:: Data rows ::
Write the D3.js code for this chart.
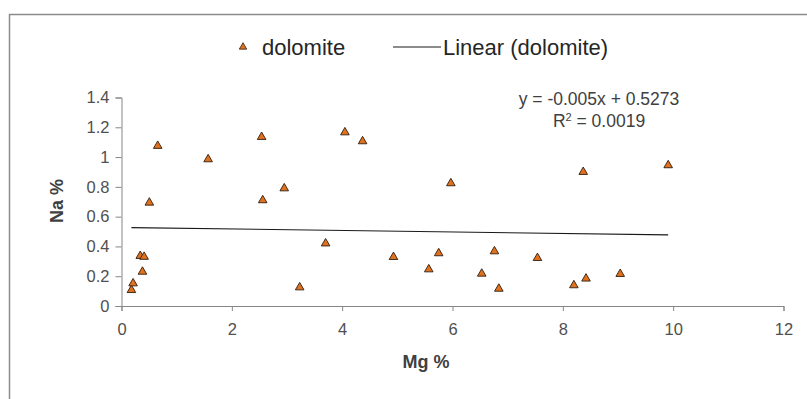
<!DOCTYPE html>
<html>
<head>
<meta charset="utf-8">
<script src="https://cdn.jsdelivr.net/npm/d3@7"></script>
<style>
  html, body { margin: 0; padding: 0; background: #fff; }
  svg { display: block; font-family: "Liberation Sans", Arial, sans-serif; }
</style>
</head>
<body>
<svg id="chart" width="807" height="399"></svg>
<script>
// Dolomite samples: Mg % (x) against Na % (y)
const mgPct = [0.18, 0.21, 0.38, 0.34, 0.41, 0.505, 0.656, 1.57, 2.54, 2.56, 2.95, 3.23, 3.70,
               4.05, 4.37, 5.97, 8.37, 4.93, 5.75, 5.57, 6.76, 6.53, 6.84, 7.54, 8.20, 8.42,
               9.91, 9.04];
const naPct = [0.107, 0.152, 0.23, 0.336, 0.33, 0.694, 1.075, 0.985, 1.135, 0.71, 0.79, 0.125, 0.42,
               1.166, 1.106, 0.824, 0.90, 0.329, 0.354, 0.246, 0.367, 0.217, 0.116, 0.322, 0.139, 0.184,
               0.945, 0.215];

// Linear trend fitted to the series
const trendSlope = -0.005;
const trendIntercept = 0.5273;
const trendR2 = "0.0019";

const xTicks = [0, 2, 4, 6, 8, 10, 12];
const yTicks = [0, 0.2, 0.4, 0.6, 0.8, 1, 1.2, 1.4];

const svg = d3.select("#chart");

// chart area frame (open to the right and bottom)
svg.append("path")
  .attr("d", "M9.5,399 V14.5 H807")
  .attr("fill", "none")
  .attr("stroke", "#8c8c8c")
  .attr("stroke-width", 1.5);

const x = d3.scaleLinear().domain([0, 12]).range([121.5, 783.5]);
const y = d3.scaleLinear().domain([0, 1.4]).range([306, 97.5]);

const axisColor = "#868686";
const labelColor = "#505050";

// x axis
const gx = svg.append("g")
  .attr("transform", `translate(0,${y(0)})`)
  .call(d3.axisBottom(x).tickValues(xTicks).tickSize(5).tickPadding(12).tickFormat(d3.format("d")));
gx.select(".domain").attr("stroke", axisColor).attr("stroke-width", 1);
gx.selectAll(".tick line").attr("stroke", axisColor);
gx.selectAll(".tick text")
  .attr("fill", labelColor)
  .style("font-size", "16.5px")
  .style("font-family", "'Liberation Sans', Arial, sans-serif");

// y axis
const gy = svg.append("g")
  .attr("transform", `translate(${x(0)},0)`)
  .call(d3.axisLeft(y).tickValues(yTicks).tickSize(6).tickPadding(6).tickFormat(d => d3.format("")(+d.toFixed(1))));
gy.select(".domain").attr("stroke", axisColor).attr("stroke-width", 1);
gy.selectAll(".tick line").attr("stroke", axisColor);
gy.selectAll(".tick text")
  .attr("fill", labelColor)
  .style("font-size", "16.5px")
  .style("font-family", "'Liberation Sans', Arial, sans-serif");

// axis titles
svg.append("text")
  .attr("x", 426).attr("y", 368)
  .attr("text-anchor", "middle")
  .attr("font-weight", "bold")
  .attr("font-size", 18)
  .attr("fill", "#404040")
  .text("Mg %");

svg.append("text")
  .attr("transform", "translate(63,201) rotate(-90)")
  .attr("text-anchor", "middle")
  .attr("font-weight", "bold")
  .attr("font-size", 18)
  .attr("fill", "#404040")
  .text("Na %");

// trend line across the sampled Mg range
const [xMin, xMax] = d3.extent(mgPct);
const trend = d3.line().x(d => x(d)).y(d => y(trendIntercept + trendSlope * d));
svg.append("path")
  .attr("d", trend([xMin, xMax]))
  .attr("fill", "none")
  .attr("stroke", "#1a1a1a")
  .attr("stroke-width", 1.1);

// markers
const tri = d3.symbol().type(d3.symbolTriangle).size(32);
const markerFill = "#E2711D";
const markerStroke = "#2e1d10";
svg.append("g")
  .selectAll("path")
  .data(d3.zip(mgPct, naPct))
  .join("path")
  .attr("transform", d => `translate(${x(d[0])},${y(d[1])})`)
  .attr("d", tri)
  .attr("fill", markerFill)
  .attr("stroke", markerStroke)
  .attr("stroke-width", 0.9);

// equation and R²
svg.append("text")
  .attr("x", 599).attr("y", 105)
  .attr("text-anchor", "middle")
  .attr("font-size", 17.5)
  .attr("fill", "#404040")
  .text(`y = ${trendSlope}x + ${trendIntercept}`);
const r2 = svg.append("text")
  .attr("x", 599).attr("y", 127)
  .attr("text-anchor", "middle")
  .attr("font-size", 17.5)
  .attr("fill", "#404040");
r2.append("tspan").text("R");
r2.append("tspan").attr("dy", -6).attr("font-size", 11).text("2");
r2.append("tspan").attr("dy", 6).text(` = ${trendR2}`);

// legend
const legend = svg.append("g");
legend.append("path")
  .attr("transform", "translate(243,47)")
  .attr("d", d3.symbol().type(d3.symbolTriangle).size(24))
  .attr("fill", markerFill)
  .attr("stroke", markerStroke)
  .attr("stroke-width", 0.8);
legend.append("text")
  .attr("x", 262).attr("y", 55)
  .attr("font-size", 22)
  .attr("fill", "#262626")
  .text("dolomite");
legend.append("line")
  .attr("x1", 393).attr("x2", 441)
  .attr("y1", 47).attr("y2", 47)
  .attr("stroke", "#1a1a1a")
  .attr("stroke-width", 1.1);
legend.append("text")
  .attr("x", 443).attr("y", 55)
  .attr("font-size", 22)
  .attr("fill", "#262626")
  .text("Linear (dolomite)");
</script>
</body>
</html>
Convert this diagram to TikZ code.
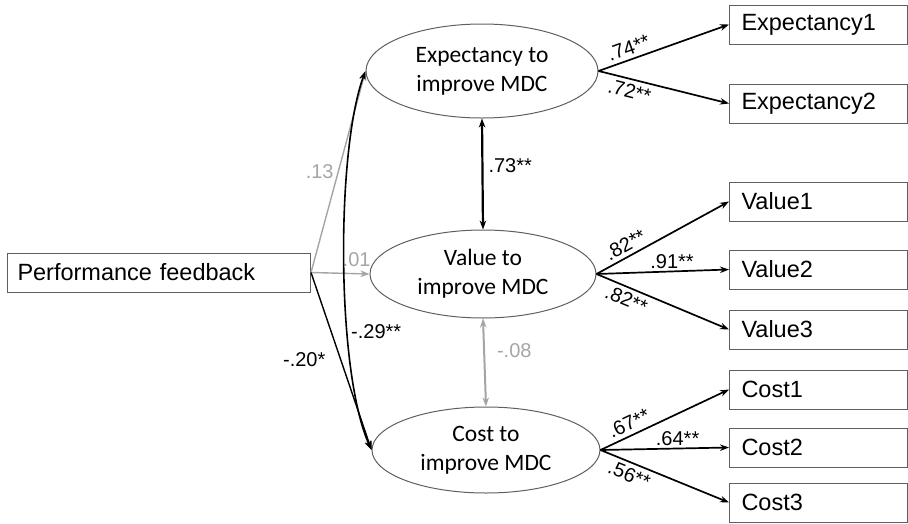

:: Written exercise ::
Out of the records, collect only those lines that contain the string "code".

:: Exercise result ::
Write the D3.js code for this chart.
Convert this diagram to TikZ code.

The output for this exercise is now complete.